Scott City police Sgt. Joey Hahn, who investigated the accident, said the school house the girls were playing at was closer to the Second Street overpass than State Street. The site of the accident at State Street was about 365 feet from the overpass, which could be reached in about a minute and a half from the school house by walking, he said.

Ross said she did not lead the children to the overpass because Mikayla had recently twisted her ankle and had asthma. Due to broken glass near the tracks at the end of the train, Ross testified she did not want to have the children walk around the five or six cars of the train.

When asked by Weis if she believe believed at the time going under the coupling was safer than traveling around by the broken glass, Ross, clutching a tissue and dabbing her teary eyes, softly said, "Yes."

Ross said she had often seen train cars sitting still on the tracks before, sometimes for a whole day. She added that on the day of the accident, she did not see a train engine or caboose attached to the cars, but admitted she never walked down to check.

If she had known the train was about to move, Ross said she never would have gone under or led the children beneath the train.

Scott City police officer Gina Cook, one of the first officers to respond to the scene, testified that no lone box cars without an engine sit on the pair of tracks Ross and the children crossed.

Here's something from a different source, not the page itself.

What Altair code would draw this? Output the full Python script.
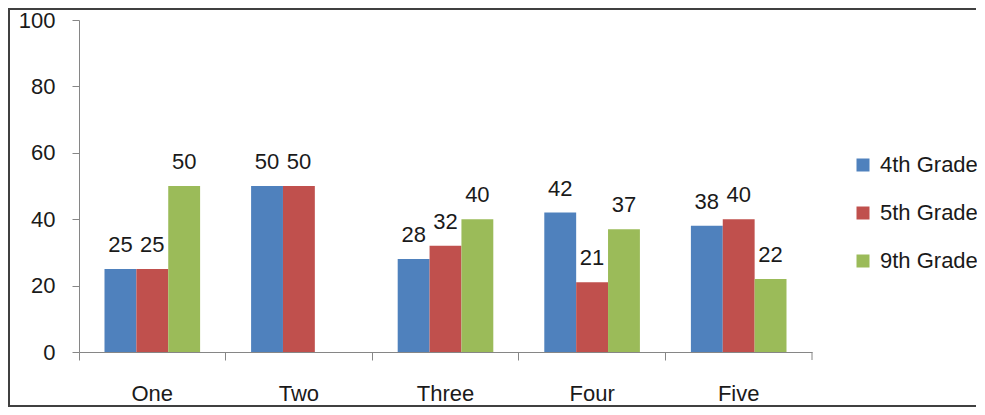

There would be, according to Cook, trains that stop shortly on the tracks to allow another train in an opposite direction to get by from a single lane track ahead.

"It's a daily occurrence," Cook said of trains stopping for one another on the tracks. She added between 65 and 70 trains pass through the area every day.

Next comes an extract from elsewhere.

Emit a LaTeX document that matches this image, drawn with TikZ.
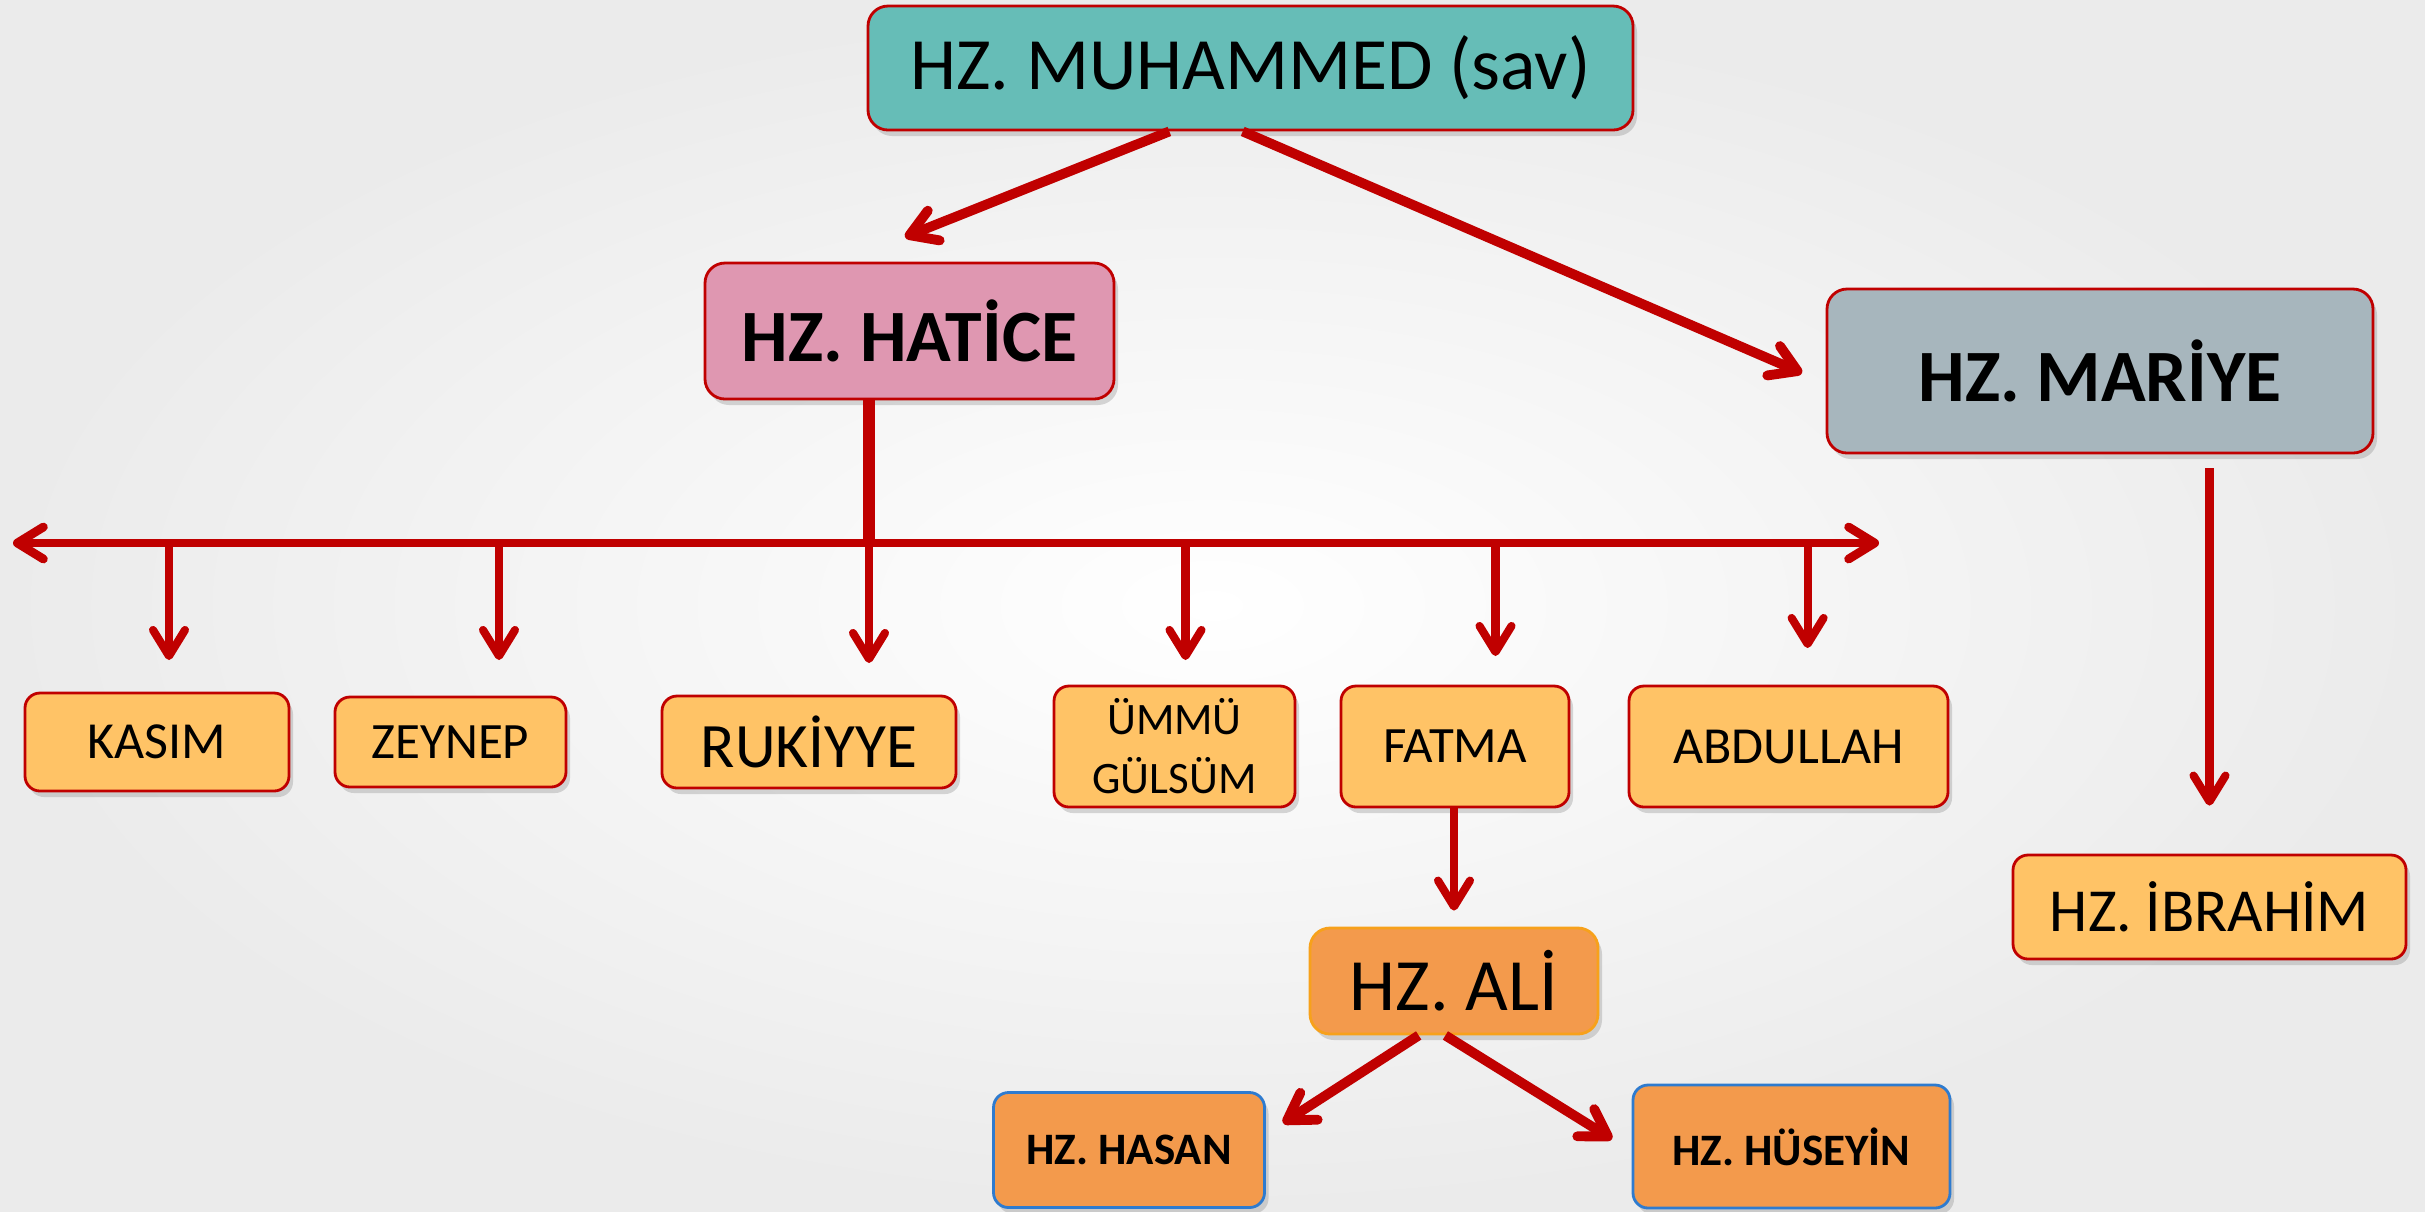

According to Hahn, the only tracks where box cars sit for up to a day without a locomotive attached was just south of Main Street, a little north of where the accident occurred.

But Zimmerman said that the officers' knowledge of the train yard should not be applied to his client.

"One train track is the next train track to her," he said in closing arguments.

Zimmerman cited Ross' testimony that she heard no whistle or horn from the train, further indicating the defendant did not know the train was about to move and endanger the children.

"She made a dumb mistake," he said. "But it wasn't a crime."

But Weis blasted such an idea, stating that leading the children under the coupling was the crime for which Ross was charged, and absolved the train operators of any possible error.

"Some how we need a conductor to tell adults not to tell children to crawl under a train?" she asked.